The explosion as Doofenshmirtz's firecracker rocket launches leaves the lair filthy and partly destroyed; the creepy look thrills Vanessa's arriving goth friends (including her boyfriend Johnny), who find it to be cool. Touched by this, Vanessa happily thanks both her father for getting one birthday party right for her and Perry for helping her father out. As the rocket ascends, Doofenshmirtz is himself cursing Perry, as usual, but pauses to notice Love Handel singing below. The band finish their song just as Doofenshmirtz's rocket explodes with a heart-shaped flare. The episode ends with Love Handel singing "Music Makes Us Better" and with everyone (including Doofenshmirtz, who has survived the explosion unscathed) dancing during the end credits.

==Production==
"Dude, We're Getting the Band Back Together" was written by Bobby Gaylor and Martin Olson, with storyboards by Chris Headrick and Chong Lee. Series co-creator Dan Povenmire directed the episode. Povenmire and Headrick had previously collaborated on a direct-to-video Looney Tunes short entitled Hare and Loathing in Las Vegas.

Each member of Love Händel was inspired by a member of the production team, who had previously been musicians themselves. Danny was named after and based on Povenmire, Bobbi Fabulous on Gaylor, and Swampy on co-creator Jeff "Swampy" Marsh. Povenmire and Marsh each played in different bands in Los Angeles for over a decade. Gaylor was a spoken word performer who played pop and rock music; he recorded an album titled Fuzzatronic Dreams.

As well as the show's regular voice actor cast members, "Dude, We're Getting the Band Back Together" featured guest stars in the roles of the three band members. Jaret Reddick (the leader of the Grammy-nominated band Bowling for Soup, who also perform the show's Emmy-nominated theme song), Carlos Alazraqui, and Steve Zahn portrayed each of the bandmates (Reddick as Danny, Alazraqui as Bobbi and Zahn as Swampy respectively).

==Reception==

"It's our [the co-creators] favorite episode. We just love it. We like all the songs. The story has a really good feel to it and it's sort of touching in the end."
— Dan Povenmire

The episode received critical acclaim from critics and fans. Newsarama reporter Steve Fritz called the episode a fan favorite. Fritz praised it for demonstrating "incredible ways to play within the walls of [the show's] formula, constantly coming up with refreshingly different plot lines."

The episode was also popular among the production staff: Povenmire named it as his and Marsh's favorite, citing the quality of the songs, the "sort of touching" ending, and the "really good feel" of the story. In April 2009, Marsh cited "Rollercoaster" as his favorite, tying "Dude, We're Getting the Band Back Together" in second place with "The Chronicles of Meap".

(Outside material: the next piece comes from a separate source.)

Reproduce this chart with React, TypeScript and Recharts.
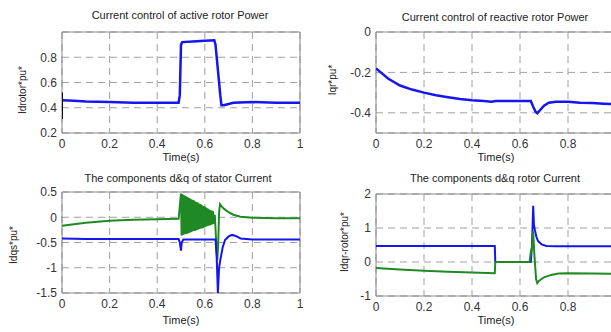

One of the episode's songs, "Ain't Got Rhythm", was nominated for a Primetime Emmy Award in the category "Outstanding Original Music and Lyrics" later in 2008. The nomination credited Danny Jacob, Marsh, Povenmire, Olson, and Robert Hughes for the song. This was the series' second Emmy nomination for songwriting.

===Further appearances===
Love Händel made a cameo appearance in the season two episode "Thaddeus and Thor". In this episode, Doofenshmirtz sings about his childhood to the tune of the song "Snuck Your Way into My Heart", then introduces the band to finish the song. He then gloats to Perry about having the band appear in his "back story". Three songs featured in the episode ("Ain't Got Rhythm," "Fabulous," and "You Snuck Your Way Right Into My Heart") are available on the self-entitled Phineas and Ferb soundtrack. "Danny's Story" and "Music Make Us Better" are not included. "Ain't Got Rhythm" was voted #8 on Phineas and Ferb's Musical Cliptastic Countdown, a viewer-voted countdown of the best songs from the first season of the show. The band is also shown in "Just Passing Through" as well as "Hip Hip Parade" and also sang two songs in the episode "Phineas and Ferb: Summer Belongs to You!": "Bouncin' Around the World" and "The Ballad of Klimpaloon", the latter only available on the soundtrack. They also made an appearance in the "Carpe Diem" song in "Rollercoaster: The Musical!"